Everything from the first line of the data below through the line that contains "const INK = '#2e2e2e'" should be written out exactly, please, and nothing more; the pictures stay out.

::::

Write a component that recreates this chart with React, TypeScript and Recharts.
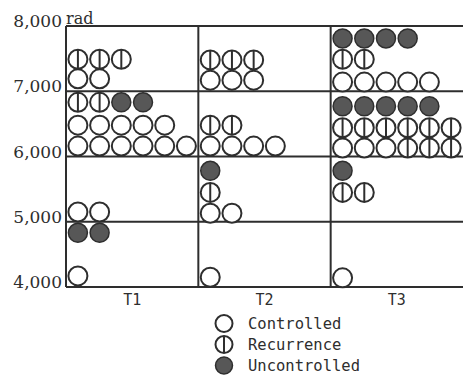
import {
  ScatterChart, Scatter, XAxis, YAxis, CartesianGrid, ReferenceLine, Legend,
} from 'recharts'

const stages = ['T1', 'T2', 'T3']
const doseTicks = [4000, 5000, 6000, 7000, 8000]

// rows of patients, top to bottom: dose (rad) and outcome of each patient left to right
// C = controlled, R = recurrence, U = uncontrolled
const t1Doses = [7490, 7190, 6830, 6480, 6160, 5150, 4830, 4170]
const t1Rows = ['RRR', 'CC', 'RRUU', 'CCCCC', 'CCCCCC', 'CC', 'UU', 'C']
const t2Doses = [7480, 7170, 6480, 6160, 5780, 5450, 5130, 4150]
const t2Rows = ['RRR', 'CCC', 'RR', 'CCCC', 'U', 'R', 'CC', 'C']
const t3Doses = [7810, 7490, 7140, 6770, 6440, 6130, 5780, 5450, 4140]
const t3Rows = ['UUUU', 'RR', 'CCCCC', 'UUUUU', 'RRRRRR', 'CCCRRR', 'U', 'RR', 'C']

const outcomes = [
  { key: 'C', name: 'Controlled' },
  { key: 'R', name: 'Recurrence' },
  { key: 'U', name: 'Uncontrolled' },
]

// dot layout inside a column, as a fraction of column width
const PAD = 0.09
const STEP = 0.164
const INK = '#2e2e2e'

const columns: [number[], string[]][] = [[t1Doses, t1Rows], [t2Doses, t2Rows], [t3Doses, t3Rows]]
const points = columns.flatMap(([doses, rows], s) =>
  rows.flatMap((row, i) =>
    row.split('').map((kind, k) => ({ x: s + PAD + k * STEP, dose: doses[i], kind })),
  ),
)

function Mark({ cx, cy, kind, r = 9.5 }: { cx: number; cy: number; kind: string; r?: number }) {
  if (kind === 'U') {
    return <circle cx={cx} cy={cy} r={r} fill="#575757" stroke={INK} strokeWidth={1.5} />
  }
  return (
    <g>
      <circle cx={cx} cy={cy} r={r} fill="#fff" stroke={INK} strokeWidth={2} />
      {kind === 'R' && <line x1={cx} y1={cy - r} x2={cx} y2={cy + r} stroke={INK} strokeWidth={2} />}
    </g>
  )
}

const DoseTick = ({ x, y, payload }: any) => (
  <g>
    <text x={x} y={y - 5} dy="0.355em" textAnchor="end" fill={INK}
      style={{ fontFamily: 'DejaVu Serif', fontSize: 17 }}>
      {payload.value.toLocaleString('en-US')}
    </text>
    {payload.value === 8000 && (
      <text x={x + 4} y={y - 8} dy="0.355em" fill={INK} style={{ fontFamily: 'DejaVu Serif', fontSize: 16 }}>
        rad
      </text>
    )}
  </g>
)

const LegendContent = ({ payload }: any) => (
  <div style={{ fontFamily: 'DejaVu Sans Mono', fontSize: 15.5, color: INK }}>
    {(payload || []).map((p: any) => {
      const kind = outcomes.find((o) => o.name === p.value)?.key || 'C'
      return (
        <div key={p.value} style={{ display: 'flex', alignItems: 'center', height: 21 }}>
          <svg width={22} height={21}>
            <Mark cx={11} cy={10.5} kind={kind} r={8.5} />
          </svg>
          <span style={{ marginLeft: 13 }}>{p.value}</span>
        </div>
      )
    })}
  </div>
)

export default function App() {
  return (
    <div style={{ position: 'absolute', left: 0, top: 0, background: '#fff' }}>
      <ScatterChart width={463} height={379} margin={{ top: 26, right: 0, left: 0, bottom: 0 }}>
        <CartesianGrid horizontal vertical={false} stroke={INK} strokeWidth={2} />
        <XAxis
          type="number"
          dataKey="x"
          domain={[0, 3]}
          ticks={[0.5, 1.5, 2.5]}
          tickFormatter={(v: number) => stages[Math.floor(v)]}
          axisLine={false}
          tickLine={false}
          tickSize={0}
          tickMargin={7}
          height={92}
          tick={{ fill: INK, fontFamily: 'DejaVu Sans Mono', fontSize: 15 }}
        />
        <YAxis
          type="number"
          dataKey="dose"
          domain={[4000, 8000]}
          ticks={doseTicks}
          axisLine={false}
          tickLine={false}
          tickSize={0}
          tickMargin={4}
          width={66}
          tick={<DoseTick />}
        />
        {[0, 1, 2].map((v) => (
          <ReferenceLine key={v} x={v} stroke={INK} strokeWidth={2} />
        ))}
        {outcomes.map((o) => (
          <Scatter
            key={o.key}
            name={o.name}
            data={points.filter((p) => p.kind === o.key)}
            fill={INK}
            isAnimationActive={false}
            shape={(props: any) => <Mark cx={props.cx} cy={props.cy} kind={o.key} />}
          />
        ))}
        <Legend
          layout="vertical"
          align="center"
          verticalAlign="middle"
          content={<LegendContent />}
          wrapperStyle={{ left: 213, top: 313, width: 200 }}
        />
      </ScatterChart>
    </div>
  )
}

::::

Exercise output:
Write a component that recreates this chart with React, TypeScript and Recharts.
import {
  ScatterChart, Scatter, XAxis, YAxis, CartesianGrid, ReferenceLine, Legend,
} from 'recharts'

const stages = ['T1', 'T2', 'T3']
const doseTicks = [4000, 5000, 6000, 7000, 8000]

// rows of patients, top to bottom: dose (rad) and outcome of each patient left to right
// C = controlled, R = recurrence, U = uncontrolled
const t1Doses = [7490, 7190, 6830, 6480, 6160, 5150, 4830, 4170]
const t1Rows = ['RRR', 'CC', 'RRUU', 'CCCCC', 'CCCCCC', 'CC', 'UU', 'C']
const t2Doses = [7480, 7170, 6480, 6160, 5780, 5450, 5130, 4150]
const t2Rows = ['RRR', 'CCC', 'RR', 'CCCC', 'U', 'R', 'CC', 'C']
const t3Doses = [7810, 7490, 7140, 6770, 6440, 6130, 5780, 5450, 4140]
const t3Rows = ['UUUU', 'RR', 'CCCCC', 'UUUUU', 'RRRRRR', 'CCCRRR', 'U', 'RR', 'C']

const outcomes = [
  { key: 'C', name: 'Controlled' },
  { key: 'R', name: 'Recurrence' },
  { key: 'U', name: 'Uncontrolled' },
]

// dot layout inside a column, as a fraction of column width
const PAD = 0.09
const STEP = 0.164
const INK = '#2e2e2e'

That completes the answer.